Problem details - Return the material word for word. Do not include the pictures.

────────────────────────────────────────

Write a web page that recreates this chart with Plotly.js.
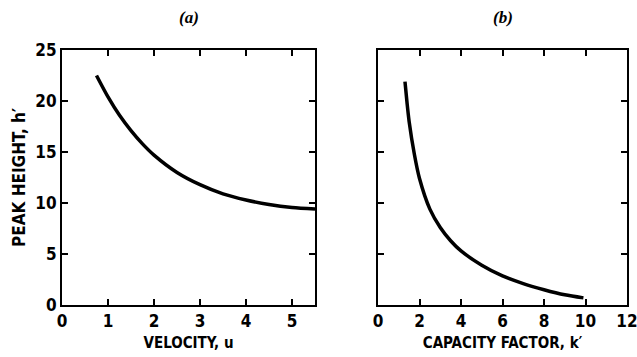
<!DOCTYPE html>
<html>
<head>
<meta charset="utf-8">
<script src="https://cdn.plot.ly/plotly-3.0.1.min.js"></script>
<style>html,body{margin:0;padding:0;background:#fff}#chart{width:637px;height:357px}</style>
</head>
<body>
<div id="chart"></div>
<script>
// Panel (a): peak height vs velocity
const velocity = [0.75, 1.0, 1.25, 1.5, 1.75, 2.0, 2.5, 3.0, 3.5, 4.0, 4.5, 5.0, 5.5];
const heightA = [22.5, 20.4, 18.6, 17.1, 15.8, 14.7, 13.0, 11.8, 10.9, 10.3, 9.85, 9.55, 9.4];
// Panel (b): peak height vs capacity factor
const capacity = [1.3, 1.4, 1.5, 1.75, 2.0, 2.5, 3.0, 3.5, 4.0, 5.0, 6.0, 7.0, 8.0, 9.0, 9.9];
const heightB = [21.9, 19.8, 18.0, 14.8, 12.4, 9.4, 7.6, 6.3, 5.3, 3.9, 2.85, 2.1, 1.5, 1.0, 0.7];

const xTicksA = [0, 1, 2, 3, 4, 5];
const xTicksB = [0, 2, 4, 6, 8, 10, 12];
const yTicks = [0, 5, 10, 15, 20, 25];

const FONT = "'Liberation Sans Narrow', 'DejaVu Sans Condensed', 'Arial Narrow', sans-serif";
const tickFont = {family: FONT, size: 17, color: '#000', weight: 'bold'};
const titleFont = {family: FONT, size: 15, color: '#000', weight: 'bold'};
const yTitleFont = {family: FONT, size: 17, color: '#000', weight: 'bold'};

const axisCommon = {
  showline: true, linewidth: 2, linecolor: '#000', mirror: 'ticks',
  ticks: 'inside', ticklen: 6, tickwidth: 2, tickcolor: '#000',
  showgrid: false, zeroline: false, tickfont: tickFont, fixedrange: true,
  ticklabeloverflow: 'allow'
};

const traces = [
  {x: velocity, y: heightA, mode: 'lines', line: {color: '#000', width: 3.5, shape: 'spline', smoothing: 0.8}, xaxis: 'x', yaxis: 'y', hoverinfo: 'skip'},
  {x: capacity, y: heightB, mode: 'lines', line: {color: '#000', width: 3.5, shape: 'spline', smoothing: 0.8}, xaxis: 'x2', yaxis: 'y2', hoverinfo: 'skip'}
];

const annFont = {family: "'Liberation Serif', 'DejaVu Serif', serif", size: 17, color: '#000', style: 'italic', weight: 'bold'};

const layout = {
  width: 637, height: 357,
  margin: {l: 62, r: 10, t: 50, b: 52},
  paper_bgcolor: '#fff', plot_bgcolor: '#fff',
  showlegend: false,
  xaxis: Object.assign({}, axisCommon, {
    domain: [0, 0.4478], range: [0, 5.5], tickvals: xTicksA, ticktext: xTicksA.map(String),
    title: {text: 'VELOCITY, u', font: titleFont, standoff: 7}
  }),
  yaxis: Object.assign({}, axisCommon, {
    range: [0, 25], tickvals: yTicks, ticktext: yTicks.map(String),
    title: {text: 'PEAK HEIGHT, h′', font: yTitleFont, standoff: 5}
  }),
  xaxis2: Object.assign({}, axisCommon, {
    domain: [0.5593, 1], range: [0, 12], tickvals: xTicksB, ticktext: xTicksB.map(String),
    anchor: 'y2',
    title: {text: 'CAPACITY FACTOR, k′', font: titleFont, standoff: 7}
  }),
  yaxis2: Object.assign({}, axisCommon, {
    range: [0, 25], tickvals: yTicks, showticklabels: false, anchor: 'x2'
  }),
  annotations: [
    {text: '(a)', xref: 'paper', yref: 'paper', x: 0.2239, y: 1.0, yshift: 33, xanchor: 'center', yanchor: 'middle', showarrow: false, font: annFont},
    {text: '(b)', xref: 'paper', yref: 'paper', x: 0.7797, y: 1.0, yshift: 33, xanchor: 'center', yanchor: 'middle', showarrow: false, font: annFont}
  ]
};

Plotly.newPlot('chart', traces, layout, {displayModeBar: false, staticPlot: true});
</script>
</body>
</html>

────────────────────────────────────────

Task output -
Write a web page that recreates this chart with Plotly.js.
<!DOCTYPE html>
<html>
<head>
<meta charset="utf-8">
<script src="https://cdn.plot.ly/plotly-3.0.1.min.js"></script>
<style>html,body{margin:0;padding:0;background:#fff}#chart{width:637px;height:357px}</style>
</head>
<body>
<div id="chart"></div>
<script>
// Panel (a): peak height vs velocity
const velocity = [0.75, 1.0, 1.25, 1.5, 1.75, 2.0, 2.5, 3.0, 3.5, 4.0, 4.5, 5.0, 5.5];
const heightA = [22.5, 20.4, 18.6, 17.1, 15.8, 14.7, 13.0, 11.8, 10.9, 10.3, 9.85, 9.55, 9.4];
// Panel (b): peak height vs capacity factor
const capacity = [1.3, 1.4, 1.5, 1.75, 2.0, 2.5, 3.0, 3.5, 4.0, 5.0, 6.0, 7.0, 8.0, 9.0, 9.9];
const heightB = [21.9, 19.8, 18.0, 14.8, 12.4, 9.4, 7.6, 6.3, 5.3, 3.9, 2.85, 2.1, 1.5, 1.0, 0.7];

const xTicksA = [0, 1, 2, 3, 4, 5];
const xTicksB = [0, 2, 4, 6, 8, 10, 12];
const yTicks = [0, 5, 10, 15, 20, 25];

const FONT = "'Liberation Sans Narrow', 'DejaVu Sans Condensed', 'Arial Narrow', sans-serif";
const tickFont = {family: FONT, size: 17, color: '#000', weight: 'bold'};
const titleFont = {family: FONT, size: 15, color: '#000', weight: 'bold'};
const yTitleFont = {family: FONT, size: 17, color: '#000', weight: 'bold'};

const axisCommon = {
  showline: true, linewidth: 2, linecolor: '#000', mirror: 'ticks',
  ticks: 'inside', ticklen: 6, tickwidth: 2, tickcolor: '#000',
  showgrid: false, zeroline: false, tickfont: tickFont, fixedrange: true,
  ticklabeloverflow: 'allow'
};

const traces = [
  {x: velocity, y: heightA, mode: 'lines', line: {color: '#000', width: 3.5, shape: 'spline', smoothing: 0.8}, xaxis: 'x', yaxis: 'y', hoverinfo: 'skip'},
  {x: capacity, y: heightB, mode: 'lines', line: {color: '#000', width: 3.5, shape: 'spline', smoothing: 0.8}, xaxis: 'x2', yaxis: 'y2', hoverinfo: 'skip'}
];

const annFont = {family: "'Liberation Serif', 'DejaVu Serif', serif", size: 17, color: '#000', style: 'italic', weight: 'bold'};

const layout = {
  width: 637, height: 357,
  margin: {l: 62, r: 10, t: 50, b: 52},
  paper_bgcolor: '#fff', plot_bgcolor: '#fff',
  showlegend: false,
  xaxis: Object.assign({}, axisCommon, {
    domain: [0, 0.4478], range: [0, 5.5], tickvals: xTicksA, ticktext: xTicksA.map(String),
    title: {text: 'VELOCITY, u', font: titleFont, standoff: 7}
  }),
  yaxis: Object.assign({}, axisCommon, {
    range: [0, 25], tickvals: yTicks, ticktext: yTicks.map(String),
    title: {text: 'PEAK HEIGHT, h′', font: yTitleFont, standoff: 5}
  }),
  xaxis2: Object.assign({}, axisCommon, {
    domain: [0.5593, 1], range: [0, 12], tickvals: xTicksB, ticktext: xTicksB.map(String),
    anchor: 'y2',
    title: {text: 'CAPACITY FACTOR, k′', font: titleFont, standoff: 7}
  }),
  yaxis2: Object.assign({}, axisCommon, {
    range: [0, 25], tickvals: yTicks, showticklabels: false, anchor: 'x2'
  }),
  annotations: [
    {text: '(a)', xref: 'paper', yref: 'paper', x: 0.2239, y: 1.0, yshift: 33, xanchor: 'center', yanchor: 'middle', showarrow: false, font: annFont},
    {text: '(b)', xref: 'paper', yref: 'paper', x: 0.7797, y: 1.0, yshift: 33, xanchor: 'center', yanchor: 'middle', showarrow: false, font: annFont}
  ]
};

Plotly.newPlot('chart', traces, layout, {displayModeBar: false, staticPlot: true});
</script>
</body>
</html>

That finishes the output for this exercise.